-1

I'm looking for a regular expression to eliminated punctuation and special characters. Is there a way to get a regular expression to match \W and ignore the white spaces?

I have a VBA script that's working just find (I'm happy to share if necessary), but I think I'm just missing something simple. When I run the code, it definitely works, but the strPattern = "\W" is grabbing spaces as well. I know I can use the \S option, but I can't seem to get it to perform an AND, so to speak.

Code:

Sub RegEx_Pattern_Removal()
    Dim strPattern As String: strPattern = "\W"
    Dim strReplace As String: strReplace = ""
    Dim regEx As New RegExp
    Dim strInput As String
    Dim myRange As Range

    'Application.ScreenUpdating = False

    Set myRange = Application.Selection

    With regEx
        .Global = True
        .MultiLine = True
        .IgnoreCase = False
        .Pattern = strPattern
    End With

    For Each Cell In myRange
        If Cell.Value <> Empty Then
            strInput = Cell.Value
            If regEx.Test(strInput) = True Then
                Cell.Value = regEx.Replace(strInput, strReplace)
                MsgBox "It's a match, baby!"
            Else
                MsgBox "No Match!
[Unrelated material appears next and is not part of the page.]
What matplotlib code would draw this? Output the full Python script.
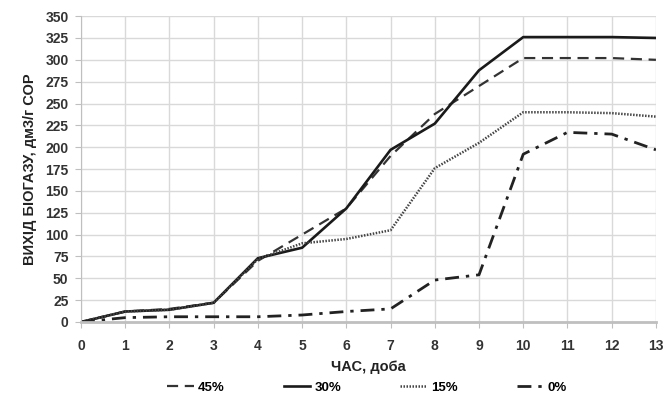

Or... you fucked up"
            End If
        End If
    Next

    'Application.ScreenUpdating = True

End Sub
dnlarralde
  • 77
  • 1
  • 2
  • 12
  • Please show us your code, include sample data... see [mcve]. – Mathieu Guindon Jun 04 '18 at 03:05
  • not quite `[^\w\s]` – Slai Jun 04 '18 at 03:12
  • @Slai - That's what I would think, but it's still removing the white spaces. I was under the impression that \W shouldn't be removing the white spaces anyway, but I'm new to regular expressions. – dnlarralde Jun 04 '18 at 03:15
  • [^A-Za-z0-9\s]* nearly works, but there is one line where a single space is removed. – dnlarralde Jun 04 '18 at 03:20
  • https://stackoverflow.com/questions/28617616/how-do-i-isolate-a-space-using-regexp-in-vba-s-vs-pzs – Slai Jun 04 '18 at 03:23
  • Please post (copy/paste) the exact text you have into the question body (no images) and add the expected output. – Wiktor Stribiżew Jun 04 '18 at 05:10
  • @WiktorStribiżew the initial question wasn't about code not working correctly so much as not being able to figure out the right pattern for the goal. I apologize if I didn't explain the goal well enough but it's resolved. Thanks anyways. – dnlarralde Jun 04 '18 at 05:16

1 Answers1

-1

@slai for props on the link

This is one of the cleaner patterns to use:

strPattern = "[^\dA-Za-z \xa0]*"

For the "mystery space" that persisted, it was in fact a hard space which can be identified through hexadecimal format as \xa0, seen at the end of the pattern.

This pattern did exactly what i need.

dnlarralde
  • 77
  • 1
  • 2
  • 12